Jalan ke Depan: Membangun DPR yang Responsif dan Akuntabel
Meskipun tantangan yang dihadapi DPR sangat besar, harapan untuk perbaikan harus tetap menyala. Beberapa langkah strategis yang bisa ditempuh antara lain:
- Meningkatkan Transparansi: Seluruh proses legislasi, anggaran, dan pengawasan harus dibuka seluas-luasnya untuk publik. Dokumen-dokumen penting harus mudah diakses dan pembahasan disiarkan secara langsung.
- Memperkuat Partisipasi Publik: DPR harus secara proaktif melibatkan masyarakat, akademisi, dan organisasi masyarakat sipil dalam setiap tahapan pembuatan kebijakan, bukan hanya sebagai formalitas.
- Reformasi Internal: Penegakan etika dan integritas anggota DPR harus diperkuat. Kapasitas anggota dalam memahami substansi isu harus ditingkatkan.
- Penguatan Pengawasan Eksternal: Media massa yang independen, lembaga swadaya masyarakat, dan masyarakat sipil harus terus aktif mengawasi dan mengkritisi kinerja DPR.
- Pendidikan Politik: Masyarakat juga perlu lebih cerdas dalam memilih wakilnya, bukan hanya berdasarkan popularitas atau iming-iming sesaat, melainkan rekam jejak dan visi-misi yang jelas.
Kesimpulan
Evaluasi kinerja DPR adalah tugas berkelanjutan bagi kita semua.
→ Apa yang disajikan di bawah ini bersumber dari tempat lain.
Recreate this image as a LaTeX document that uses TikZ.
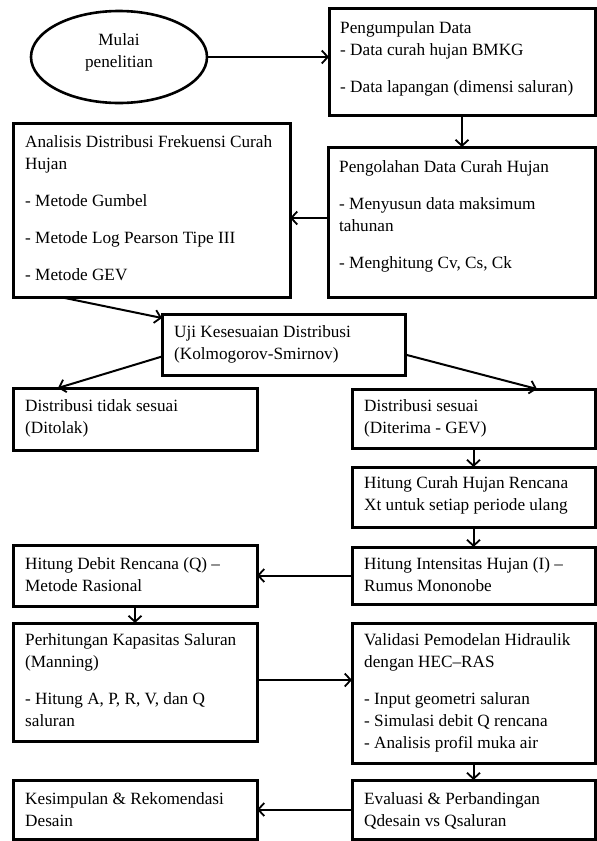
\documentclass[tikz,border=0pt]{standalone}
\usepackage{fontspec}
\setmainfont{Liberation Serif}
\usetikzlibrary{arrows.meta,shapes.geometric}
\begin{document}
\begin{tikzpicture}[x=1pt,y=-1pt,
  box/.style={draw, line width=3pt, rectangle, inner sep=0pt, outer sep=0pt, anchor=north west},
  txt/.style={anchor=north west, inner sep=0pt, align=left, font=\fontsize{17.2pt}{22pt}\selectfont},
  conn/.style={line width=2pt, -{Straight Barb[length=6pt,width=13pt,line width=1.8pt]}}]
\useasboundingbox[fill=white] (0,0) rectangle (597,841);
% start ellipse
\node[ellipse, draw, line width=2.6pt, minimum width=176pt, minimum height=92pt, inner sep=0pt] (start) at (119,57) {};
\node[align=center, inner sep=0pt, font=\fontsize{17.2pt}{22pt}\selectfont] (startlbl) at (119,52) {Mulai\\penelitian};
% boxes
\node[box, minimum width=266pt, minimum height=107pt] (b1) at (329,8) {};
\node[box, minimum width=267pt, minimum height=150pt] (b2) at (328,147) {};
\node[box, minimum width=277pt, minimum height=174pt] (b3) at (13,123) {};
\node[box, minimum width=243pt, minimum height=61pt] (b4) at (162,314) {};
\node[box, minimum width=244pt, minimum height=62pt] (b5) at (13,388) {};
\node[box, minimum width=243pt, minimum height=59pt] (b6) at (352,389) {};
\node[box, minimum width=243pt, minimum height=60pt] (b7) at (352,467) {};
\node[box, minimum width=243pt, minimum height=57pt] (b8) at (352,547) {};
\node[box, minimum width=244pt, minimum height=61pt] (b9) at (13,545) {};
\node[box, minimum width=244pt, minimum height=118pt] (b10) at (13,623) {};
\node[box, minimum width=243pt, minimum height=140pt] (b11) at (352,623) {};
\node[box, minimum width=244pt, minimum height=59pt] (b12) at (13,780) {};
\node[box, minimum width=243pt, minimum height=59pt] (b13) at (352,780) {};
% texts
\node[txt] (t1) at (340,21.5) {Pengumpulan Data\\- Data curah hujan BMKG\\[15pt]- Data lapangan (dimensi saluran)};
\node[txt] (t2) at (339,160.5) {Pengolahan Data Curah Hujan\\[15pt]- Menyusun data maksimum\\tahunan\\[15pt]- Menghitung Cv, Cs, Ck};
\node[txt] (t3) at (25,135.5) {Analisis Distribusi Frekuensi Curah\\Hujan\\[15pt]- Metode Gumbel\\[15pt]- Metode Log Pearson Tipe III\\[15pt]- Metode GEV};
\node[txt] (t4) at (174,325.5) {Uji Kesesuaian Distribusi\\(Kolmogorov-Smirnov)};
\node[txt] (t5) at (25,399.5) {Distribusi tidak sesuai\\(Ditolak)};
\node[txt] (t6) at (364,399.5) {Distribusi sesuai\\(Diterima - GEV)};
\node[txt] (t7) at (364,476.5) {Hitung Curah Hujan Rencana\\Xt untuk setiap periode ulang};
\node[txt] (t8) at (364,557.5) {Hitung Intensitas Hujan (I) –\\Rumus Mononobe};
\node[txt] (t9) at (25,557.5) {Hitung Debit Rencana (Q) –\\Metode Rasional};
\node[txt] (t10) at (25,633.5) {Perhitungan Kapasitas Saluran\\(Manning)\\[15pt]- Hitung A, P, R, V, dan Q\\saluran};
\node[txt] (t11) at (364,633.5) {Validasi Pemodelan Hidraulik\\dengan HEC–RAS\\[15pt]- Input geometri saluran\\- Simulasi debit Q rencana\\- Analisis profil muka air};
\node[txt] (t12) at (25,792.5) {Kesimpulan \& Rekomendasi\\Desain};
\node[txt] (t13) at (364,792.5) {Evaluasi \& Perbandingan\\Qdesain vs Qsaluran};
% connectors
\draw[conn] (start.east) -- (start.east -| b1.west);
\draw[conn] (b1.south) -- (b1.south |- b2.north);
\draw[conn] ([yshift=4pt]b2.west) -- ([yshift=4pt]b2.west -| b3.east);
\draw[conn] ([xshift=47pt]b3.south west) -- ([yshift=-4pt]b4.north west);
\draw[conn] ([yshift=-12pt]b4.west) -- ([xshift=45pt]b5.north west);
\draw[conn] ([yshift=-10pt]b4.east) -- ([xshift=185pt]b6.north west);
\draw[conn] (b6.south) -- (b7.north);
\draw[conn] (b7.south) -- (b8.north);
\draw[conn] (b8.west) -- (b9.east);
\draw[conn] (b9.south) -- (b10.north);
\draw[conn] ([yshift=2pt]b10.east) -- ([yshift=2pt]b10.east -| b11.west);
\draw[conn] (b11.south) -- (b13.north);
\draw[conn] (b13.west) -- (b12.east);
\end{tikzpicture}
\end{document}
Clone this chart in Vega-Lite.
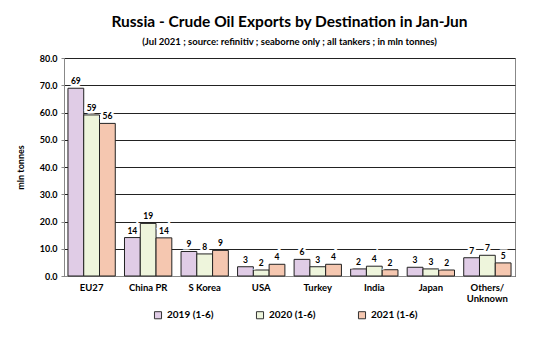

Pertanyaan apakah aspirasi rakyat tersampaikan atau terabaikan akan terus relevan selama "rumah rakyat" ini berdiri. Ada kalanya aspirasi berhasil diperjuangkan, namun tidak sedikit pula yang harus tunduk pada kepentingan yang lebih besar atau terabaikan begitu saja.
Membangun DPR yang benar-benar menjadi suara rakyat adalah pekerjaan rumah bersama. Bukan hanya tugas para wakil rakyat, tetapi juga peran aktif masyarakat dalam mengawal, mengkritik, dan memastikan bahwa demokrasi kita bergerak menuju arah yang lebih baik. Hanya dengan begitu, "rumah rakyat" benar-benar bisa menjadi tempat di mana setiap aspirasi menemukan jalannya.